Your task is to copy every line of the records below that contains "standalone".
- - -
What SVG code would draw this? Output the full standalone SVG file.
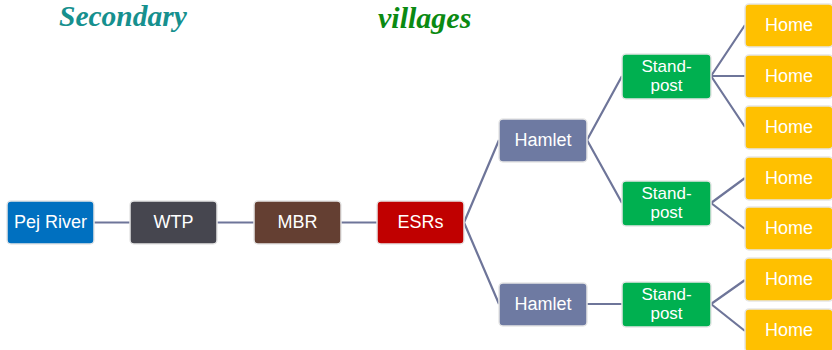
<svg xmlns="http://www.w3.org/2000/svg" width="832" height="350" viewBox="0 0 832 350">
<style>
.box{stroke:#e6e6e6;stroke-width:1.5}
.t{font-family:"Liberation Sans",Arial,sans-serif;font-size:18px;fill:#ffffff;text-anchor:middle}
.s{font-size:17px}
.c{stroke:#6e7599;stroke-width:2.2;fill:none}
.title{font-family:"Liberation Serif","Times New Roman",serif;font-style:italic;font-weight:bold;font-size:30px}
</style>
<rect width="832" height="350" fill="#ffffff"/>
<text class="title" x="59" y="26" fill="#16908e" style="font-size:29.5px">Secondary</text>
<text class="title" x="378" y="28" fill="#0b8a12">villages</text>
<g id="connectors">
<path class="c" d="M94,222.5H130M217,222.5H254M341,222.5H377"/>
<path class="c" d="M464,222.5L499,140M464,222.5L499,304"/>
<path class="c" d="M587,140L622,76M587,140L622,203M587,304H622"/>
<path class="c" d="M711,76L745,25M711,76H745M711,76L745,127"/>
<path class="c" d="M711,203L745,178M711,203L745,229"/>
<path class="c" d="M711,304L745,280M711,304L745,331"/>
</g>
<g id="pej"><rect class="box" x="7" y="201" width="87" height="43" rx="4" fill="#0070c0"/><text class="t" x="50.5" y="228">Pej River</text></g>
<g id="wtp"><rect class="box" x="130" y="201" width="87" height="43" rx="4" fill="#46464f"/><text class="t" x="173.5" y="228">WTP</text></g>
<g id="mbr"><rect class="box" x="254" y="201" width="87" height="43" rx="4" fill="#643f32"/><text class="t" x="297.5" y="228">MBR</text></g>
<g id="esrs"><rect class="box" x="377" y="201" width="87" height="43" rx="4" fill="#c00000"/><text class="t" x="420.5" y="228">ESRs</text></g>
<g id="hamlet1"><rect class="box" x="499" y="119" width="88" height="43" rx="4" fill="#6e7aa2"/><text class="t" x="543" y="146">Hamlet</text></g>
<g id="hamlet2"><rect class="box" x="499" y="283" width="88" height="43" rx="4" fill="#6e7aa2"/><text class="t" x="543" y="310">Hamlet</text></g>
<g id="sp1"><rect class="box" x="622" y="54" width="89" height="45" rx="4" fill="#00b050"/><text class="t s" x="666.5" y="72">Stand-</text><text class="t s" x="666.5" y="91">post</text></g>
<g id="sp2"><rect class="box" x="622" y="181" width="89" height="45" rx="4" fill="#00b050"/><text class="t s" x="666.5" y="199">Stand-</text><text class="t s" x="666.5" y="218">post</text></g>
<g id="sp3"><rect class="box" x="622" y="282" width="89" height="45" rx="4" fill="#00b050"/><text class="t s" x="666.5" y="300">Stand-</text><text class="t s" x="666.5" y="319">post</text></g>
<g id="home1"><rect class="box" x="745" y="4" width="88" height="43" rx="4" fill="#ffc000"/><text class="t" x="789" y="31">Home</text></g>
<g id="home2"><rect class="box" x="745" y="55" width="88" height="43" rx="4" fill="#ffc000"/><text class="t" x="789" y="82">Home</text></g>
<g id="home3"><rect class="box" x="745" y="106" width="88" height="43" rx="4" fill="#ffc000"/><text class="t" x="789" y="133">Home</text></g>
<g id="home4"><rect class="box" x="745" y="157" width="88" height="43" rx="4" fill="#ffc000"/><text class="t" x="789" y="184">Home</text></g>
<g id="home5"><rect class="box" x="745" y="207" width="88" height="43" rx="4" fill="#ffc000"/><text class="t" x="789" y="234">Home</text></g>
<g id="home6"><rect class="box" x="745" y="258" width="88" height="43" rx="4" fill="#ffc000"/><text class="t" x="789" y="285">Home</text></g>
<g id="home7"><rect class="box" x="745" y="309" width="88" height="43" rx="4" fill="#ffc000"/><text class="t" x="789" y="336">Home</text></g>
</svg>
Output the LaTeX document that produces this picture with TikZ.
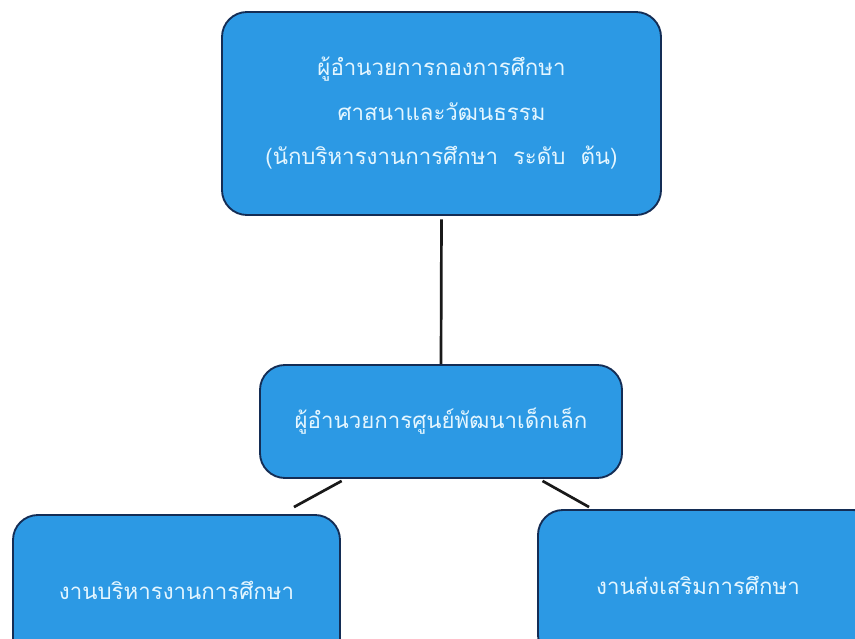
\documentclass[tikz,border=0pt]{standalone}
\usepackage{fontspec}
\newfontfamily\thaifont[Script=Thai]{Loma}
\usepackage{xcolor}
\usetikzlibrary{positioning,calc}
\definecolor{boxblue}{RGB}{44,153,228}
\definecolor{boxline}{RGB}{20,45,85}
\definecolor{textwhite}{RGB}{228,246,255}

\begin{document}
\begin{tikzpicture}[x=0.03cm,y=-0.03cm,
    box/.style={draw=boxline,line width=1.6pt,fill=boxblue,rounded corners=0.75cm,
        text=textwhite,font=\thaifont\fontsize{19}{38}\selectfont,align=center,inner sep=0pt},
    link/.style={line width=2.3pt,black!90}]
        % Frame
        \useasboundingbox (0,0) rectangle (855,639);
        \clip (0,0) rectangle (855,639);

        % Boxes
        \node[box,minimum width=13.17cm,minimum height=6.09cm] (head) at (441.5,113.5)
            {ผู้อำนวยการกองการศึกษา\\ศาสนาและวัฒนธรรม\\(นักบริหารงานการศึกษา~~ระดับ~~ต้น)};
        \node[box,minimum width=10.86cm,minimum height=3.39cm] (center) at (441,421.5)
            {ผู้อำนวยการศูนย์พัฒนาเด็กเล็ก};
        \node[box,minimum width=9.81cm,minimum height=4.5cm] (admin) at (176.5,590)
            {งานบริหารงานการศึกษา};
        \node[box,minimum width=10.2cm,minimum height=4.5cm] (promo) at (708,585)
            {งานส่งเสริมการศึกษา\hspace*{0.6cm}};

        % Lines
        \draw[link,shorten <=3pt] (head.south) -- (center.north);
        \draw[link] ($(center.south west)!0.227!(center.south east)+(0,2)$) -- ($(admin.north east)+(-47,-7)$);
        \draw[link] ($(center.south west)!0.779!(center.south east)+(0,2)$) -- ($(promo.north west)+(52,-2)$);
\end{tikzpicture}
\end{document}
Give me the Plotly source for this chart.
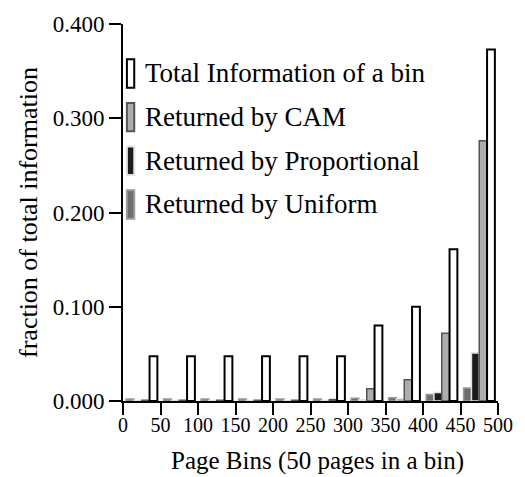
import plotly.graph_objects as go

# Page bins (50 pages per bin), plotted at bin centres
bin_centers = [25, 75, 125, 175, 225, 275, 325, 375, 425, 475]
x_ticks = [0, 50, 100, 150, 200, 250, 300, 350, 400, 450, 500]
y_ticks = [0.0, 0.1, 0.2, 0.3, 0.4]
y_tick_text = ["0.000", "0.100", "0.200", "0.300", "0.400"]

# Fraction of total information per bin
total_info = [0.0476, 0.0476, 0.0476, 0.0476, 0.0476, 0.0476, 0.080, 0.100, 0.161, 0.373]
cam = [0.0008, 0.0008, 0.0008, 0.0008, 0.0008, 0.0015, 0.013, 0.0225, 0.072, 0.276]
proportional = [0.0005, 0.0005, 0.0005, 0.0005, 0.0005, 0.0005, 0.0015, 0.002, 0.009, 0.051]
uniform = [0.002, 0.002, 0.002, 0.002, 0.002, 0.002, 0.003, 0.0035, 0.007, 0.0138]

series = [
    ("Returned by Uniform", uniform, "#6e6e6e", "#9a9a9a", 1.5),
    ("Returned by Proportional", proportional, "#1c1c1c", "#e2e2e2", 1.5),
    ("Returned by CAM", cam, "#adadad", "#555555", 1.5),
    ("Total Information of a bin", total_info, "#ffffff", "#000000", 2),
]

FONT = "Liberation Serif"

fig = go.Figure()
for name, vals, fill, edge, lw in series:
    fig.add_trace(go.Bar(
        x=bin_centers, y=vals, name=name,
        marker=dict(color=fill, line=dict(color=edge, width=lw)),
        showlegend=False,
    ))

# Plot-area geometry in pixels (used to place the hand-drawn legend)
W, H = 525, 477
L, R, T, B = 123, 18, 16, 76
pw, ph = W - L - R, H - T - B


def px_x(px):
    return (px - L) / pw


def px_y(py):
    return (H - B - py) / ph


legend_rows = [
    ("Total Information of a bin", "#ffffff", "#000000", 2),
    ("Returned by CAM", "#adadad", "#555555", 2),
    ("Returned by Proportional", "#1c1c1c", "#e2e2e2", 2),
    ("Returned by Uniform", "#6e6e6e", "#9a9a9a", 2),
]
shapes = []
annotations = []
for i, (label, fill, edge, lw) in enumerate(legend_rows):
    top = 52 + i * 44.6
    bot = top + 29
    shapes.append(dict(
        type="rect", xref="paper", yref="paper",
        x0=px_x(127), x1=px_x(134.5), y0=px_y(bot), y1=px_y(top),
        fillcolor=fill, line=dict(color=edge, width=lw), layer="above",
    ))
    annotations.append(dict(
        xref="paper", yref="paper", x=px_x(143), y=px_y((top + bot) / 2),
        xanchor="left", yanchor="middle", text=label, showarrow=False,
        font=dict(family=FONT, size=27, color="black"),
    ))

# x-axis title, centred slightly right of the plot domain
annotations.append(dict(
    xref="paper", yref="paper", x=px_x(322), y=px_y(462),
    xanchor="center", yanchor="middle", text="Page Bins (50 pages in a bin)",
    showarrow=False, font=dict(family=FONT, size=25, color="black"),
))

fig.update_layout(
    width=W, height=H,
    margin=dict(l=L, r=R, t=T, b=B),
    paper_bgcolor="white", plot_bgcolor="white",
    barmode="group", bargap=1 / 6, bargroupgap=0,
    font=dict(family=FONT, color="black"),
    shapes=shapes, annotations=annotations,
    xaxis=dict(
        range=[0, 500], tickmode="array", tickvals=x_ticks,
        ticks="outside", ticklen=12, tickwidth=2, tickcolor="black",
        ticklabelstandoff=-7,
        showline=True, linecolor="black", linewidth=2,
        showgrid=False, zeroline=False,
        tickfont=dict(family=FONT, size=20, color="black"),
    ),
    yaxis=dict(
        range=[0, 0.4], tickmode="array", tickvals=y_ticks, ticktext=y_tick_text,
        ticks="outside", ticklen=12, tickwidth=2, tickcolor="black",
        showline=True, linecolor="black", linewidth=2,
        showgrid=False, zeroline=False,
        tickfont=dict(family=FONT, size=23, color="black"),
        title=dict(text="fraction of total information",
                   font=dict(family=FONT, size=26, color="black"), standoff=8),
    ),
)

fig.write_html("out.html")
- - -
PROBLEM SOLUTION
What SVG code would draw this? Output the full standalone SVG file.
\documentclass[tikz,border=0pt]{standalone}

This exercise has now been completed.